Shabo was nine-years-old when he was shot and seriously hurt in the June 20, 2002, attack in the West Bank settlement of Itamar, losing part of his right leg.
“I was surprised. I was in the middle of changing the diaper of my three-week-old newborn,” Shabo, who now lives in the central city of Ramat Gan, told Channel 12 news on Thursday.
“It’s very exciting. Since I was told I’m euphoric, in a bit of shock, I’m not quite digesting it yet.”
Lighting a torch on Independence Day is considered one of the highest honors in the state and is awarded to a select few each year.
“I am an amputee on my right leg, and following the injury in which my three brothers and my mother were also killed, I took up sports for rehabilitation,” Shabo said.
“Once I realized that I really like it and that it gives me a lot of strength, I made sport a very big part of my life. I was a professional swimmer for eight years, and I have been playing wheelchair basketball for 11 years,” he added.

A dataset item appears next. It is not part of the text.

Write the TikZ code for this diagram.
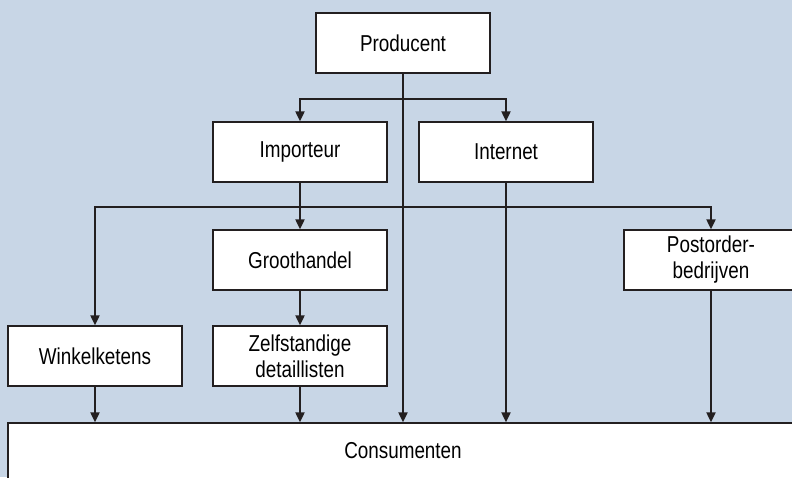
\documentclass[tikz,border=0pt]{standalone}
\usepackage{fontspec}
\setmainfont[FakeStretch=0.82]{Liberation Sans}
\usetikzlibrary{arrows.meta,calc}
\definecolor{bgblue}{RGB}{200,214,230}
\definecolor{linegray}{RGB}{35,31,32}

\begin{document}
\begin{tikzpicture}[x = 1pt, y = -1pt,
    box/.style = {draw = linegray, line width = 1.3pt, fill = white, minimum width = 174pt,
                  minimum height = 60pt, inner sep = 0pt, align = center,
                  font = \fontsize{23}{26}\selectfont},
    arr/.style = {draw = linegray, line width = 2pt, -{Triangle[width = 9pt, length = 10pt]}}]
      \useasboundingbox (0, 0) rectangle (792, 477);
      \fill[bgblue] (0, 0) rectangle (792, 477);
      \clip (0, 0) rectangle (792, 477);

      \node[box] at (403,  43) (prod)  {Producent};
      \node[box] at (300, 152) (imp)   {Importeur};
      \node[box] at (506, 152) (inet)  {Internet};
      \node[box] at (300, 260) (groot) {Groothandel};
      \node[box] at (711, 260) (post)  {Postorder-\\bedrijven};
      \node[box] at ( 95, 356) (wink)  {Winkelketens};
      \node[box] at (300, 356) (zelf)  {Zelfstandige\\detaillisten};
      \node[box, minimum width = 790pt, minimum height = 56pt] at (403, 451) (cons) {Consumenten};

      \coordinate (split1) at ($(prod.south) + (0, 25)$);
      \coordinate (split2) at ($(imp.south) + (0, 24)$);

      \draw[arr] (prod.south) -- (prod.south |- cons.north);
      \draw[arr] (split1) -| (imp.north);
      \draw[arr] (split1) -| (inet.north);
      \draw[arr] (imp) -- (groot);
      \draw[arr] (split2) -| (wink.north);
      \draw[arr] (split2) -| (post.north);
      \draw[arr] (groot) -- (zelf);
      \draw[arr] (wink) -- (wink |- cons.north);
      \draw[arr] (zelf) -- (zelf |- cons.north);
      \draw[arr] (inet) -- (inet |- cons.north);
      \draw[arr] (post) -- (post |- cons.north);
    \end{tikzpicture}
\end{document}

Shabo said he takes the memory of the terror attack with him everywhere.
“I have no choice. Every time I take the crutches or the prosthetic leg, this event is with me. It goes with me to every game. Every tournament in which I represent the country, I first say, ‘Mom, this is for you,'” he told the network.
“It is a great source of pride for me to be a representative of the survivors of terror” at the ceremony, he said.
Shabo will join 11 others who will be lighting torches, including the commander of the Yamam police counter-terrorism unit, who will reportedly show up in disguise.
The ceremony, marking Israel’s 74th Independence Day, is slated to take place on May 4.
Culture and Sport Minister Chili Tropper announced Wednesday that the central Independence Day ceremony will not include a fireworks display, due to concerns over the impact they have on military veterans with post-traumatic stress disorder.
“The ceremony will emphasize the common good,” Tropper said, declaring that “the torch-lighting ceremony belongs to everyone, in every political situation.”
This year’s festivities will not include an address from the prime minister — a return to the previous custom, which had recently been changed under former prime minister Benjamin Netanyahu. Prime Minister Naftali Bennett will attend, but won’t speak.